I had noticed one of
Rob Mulholland's sculptures of an Osprey a few months ago and passed it again looking almost real in the mist this morning. I decided to return with the camera once the mist had been burnt off. Rob is locally based, a keen cyclist and a nice guy, and has produced fine public art over recent years. I had encouraged the Council to support some public art in the city after I had negotiated some money for city development. It got lost in the bureaucracy required to satisfy the Scottish Government. Disappointed with the lethargy of my own organisation in failing to fund public art, and having seen the fine sculptures that Forestry Enterprise had built in Grizedale forest in the Lake District, I raised commissioning some public art along the forest trails with Forestry Enterprise. I was delighted a few years ago when they began to open up the trails with good signing, public art and new plantings which restored the indigenous trees instead of banks of spruce along the edge of the trails.

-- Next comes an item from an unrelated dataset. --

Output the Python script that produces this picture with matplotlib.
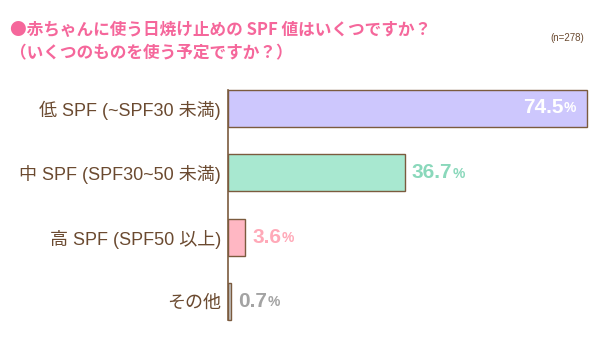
import matplotlib
matplotlib.use("Agg")
import matplotlib.pyplot as plt

plt.rcParams['font.family'] = ['Liberation Sans', 'Noto Sans CJK JP', 'DejaVu Sans']

categories = ["低 SPF (~SPF30 未満)", "中 SPF (SPF30~50 未満)", "高 SPF (SPF50 以上)", "その他"]
values = [74.5, 36.7, 3.6, 0.7]
value_labels = ["74.5", "36.7", "3.6", "0.7"]
bar_colors = ["#cdc7fd", "#a8e8d0", "#ffb7c3", "#c4c4c4"]
label_colors = ["#ffffff", "#8ad8bb", "#ffa9b8", "#a3a3a3"]
title1 = "●赤ちゃんに使う日焼け止めの SPF 値はいくつですか？"
title2 = "（いくつのものを使う予定ですか？）"
note = "(n=278)"

brown = "#7b5b3e"
W, H = 599, 363
fig = plt.figure(figsize=(W/100, H/100), dpi=100)
ax = fig.add_axes([228/W, 1-333.7/H, 364/W, (333.7-76.3)/H])

bh = 0.575
ypos = list(range(len(values)))
ax.barh(ypos, values, height=bh, color=bar_colors, edgecolor=brown, linewidth=1.0)
ax.set_xlim(0, 75.5)
ax.set_ylim(3.5, -0.5)
for s in ["top", "right", "bottom"]:
    ax.spines[s].set_visible(False)
ax.spines["left"].set_color(brown)
ax.spines["left"].set_linewidth(1.2)
ax.spines["left"].set_bounds(-bh/2, 3 + bh/2)
ax.set_xticks([])
ax.set_yticks(ypos)
ax.set_yticklabels(categories, fontsize=13, color="#6b4a30")
ax.tick_params(axis="y", length=0, pad=5)

num_font = dict(family=['Liberation Sans', 'DejaVu Sans'], fontweight="bold")
for i, (v, lab, c) in enumerate(zip(values, value_labels, label_colors)):
    if i == 0:
        pct = ax.annotate("%", xy=(v, i), xytext=(-8, 0), textcoords="offset points",
                          ha="right", va="center", fontsize=10, color=c, **num_font)
        ax.annotate(lab, xy=(0, 0.5), xycoords=pct, xytext=(0, 0.5), textcoords="offset points",
                    ha="right", va="center", fontsize=15, color=c, **num_font)
    else:
        num = ax.annotate(lab, xy=(v, i), xytext=(5, 0), textcoords="offset points",
                          ha="left", va="center", fontsize=15, color=c, **num_font)
        ax.annotate("%", xy=(1, 0.5), xycoords=num, xytext=(0.5, -0.5), textcoords="offset points",
                    ha="left", va="center", fontsize=10, color=c, **num_font)

title_font = dict(family=['Noto Sans CJK JP', 'DejaVu Sans'], fontweight="bold")
fig.text(10/W, 1-30/H, title1, fontsize=12, color="#f5679b", ha="left", va="center", **title_font)
fig.text(10/W, 1-53/H, title2, fontsize=12, color="#f5679b", ha="left", va="center", **title_font)
fig.text(584/W, 1-38/H, note, fontsize=7, color="#6b4a30", ha="right", va="center")

fig.savefig("out.png", dpi=100)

At lunchtime, I set out for a bike ride that took me around Loch Ard and then across the river Duchray by one of the new bridges and back around to Lochan Spling. I took in three of Rob's sculptures which were magnificent in the bright angled light of February. I met a curmudgeonly neighbour who told me that he didn't like them which I took as an even stronger endorsement.
I recalled that after retiring two years ago February was my favourite month for cycling and running. I had thought at the time it was simply escaping the annual budget setting which was always unnecessarily time-consuming and fraught with pointless political jousting. I know better now that February days can be just sublime, pity there are only 28 days apart from the years of the special ones.